Comparable results were also obtained by S. Roy et al. [136], in which rGO was functionalized by the modified poly(allylamine hydrochloride (MPAH) and FA. This nanocarrier showed a release of pDNA from the nanocomposites in the solution increased with NIR (35%) compared to without NIR (5%), as observed by the increased fluorescence intensities of the supernatants collected. rGO can represent an interesting solution for cellular transfection process due to its higher affinity to the cell membrane and a higher cellular uptake. In addition, rGO has a higher conductivity that enhances its photothermal response upon light absorption in the NIR range. This characteristic could therefore be an advantage in terms of endosome escape, controlled release of the therapeutic agent, and PTT and PDT treatment of cancer. Nevertheless, rGO is characterized by a lower density of functional groups on its surface that can be detrimental from the point of view of the drug/gene loading efficiency, affecting the transfection results. Moreover, higher toxicity of rGO was recorded compared to GO under the similar experimental conditions, which may limit its application in further transfection steps.

Reviewer 2 Report

In this review, the authors described the characteristics of GO and functionalized GO as platforms for nucleic acid delivery and their properties for pharmaceutical and biomedical applications.
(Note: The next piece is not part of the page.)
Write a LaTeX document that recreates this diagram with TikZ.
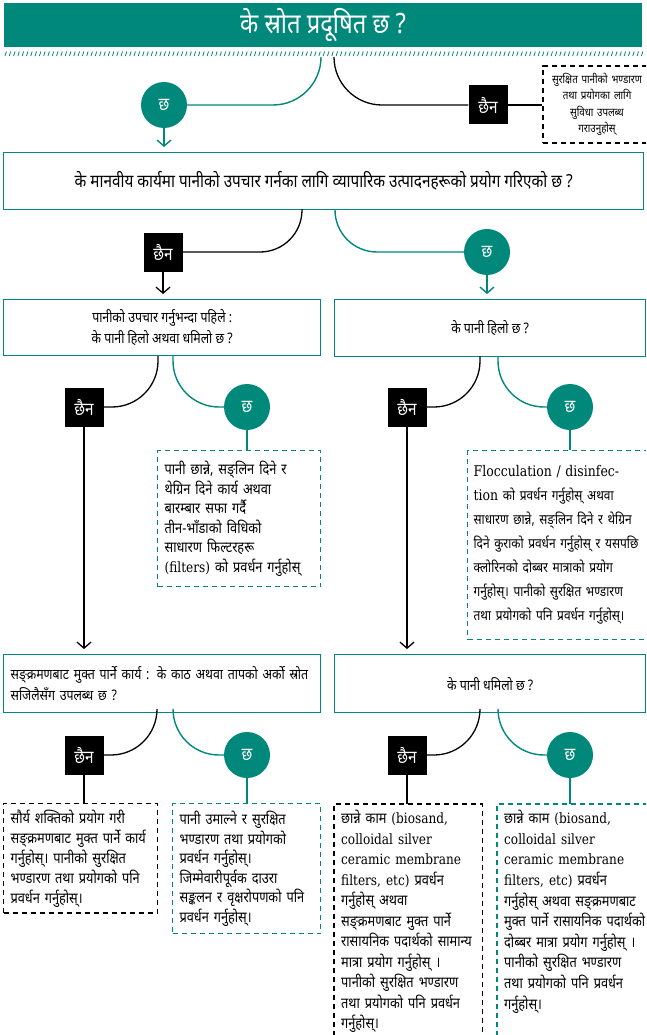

The manuscript is well-written and organized. Extensive literature review is included. The figures are impressive. I believe that this manuscript is very useful for the scietists in the field of nanomaterials.

My comments are:

1. The methods of the literature review is missing. The search keywords should be presented. 

2. The future perspectives about the scale up of GO materials.

Author Response

We very much appreciate the reviewer's comments and suggestions. The following changes are made: 

We added the discussion on scaling up and the edit is highlighted in yellow and listed below. 

Page 35-36:

Since versatile factors affect the journey of GO-based carriers in the body, it is crucial to reach a comprehensive understanding of GO characteristics. Despite contradictions regarding GO toxicity in the literature, it should be noted that the function and toxic effect of GO in biological applications are profoundly affected by synthesis route, purification, post-processing, size distribution, shape, functionalization, charge, dose, and the time of exposure to biological compartments. The production of GO is one key aspect impacted its performance. Although modifying synthesis conditions can increase production yield, post-processing approaches play a complementary role in achieving a stable, consistent, and reproducible material. The methods, including exfoliation, purification, and size separation, can be further improved to be less time-consuming than conventional methods (e.g., ultrasonication, centrifugation, and filtration), as reported in the literature. In other words, by modifying post-synthesis methods, not only a uniform material can be obtained, but also a larger quantity of GO can be processed efficiently, which at the same time has consistent features. It is also noteworthy that although successful in-vitro and in-vivo results regarding gene transfection using GO-based carriers have been reported, the lack of consensus in research findings raises the demand to better understand the characteristics of this material prior to clinical investigation.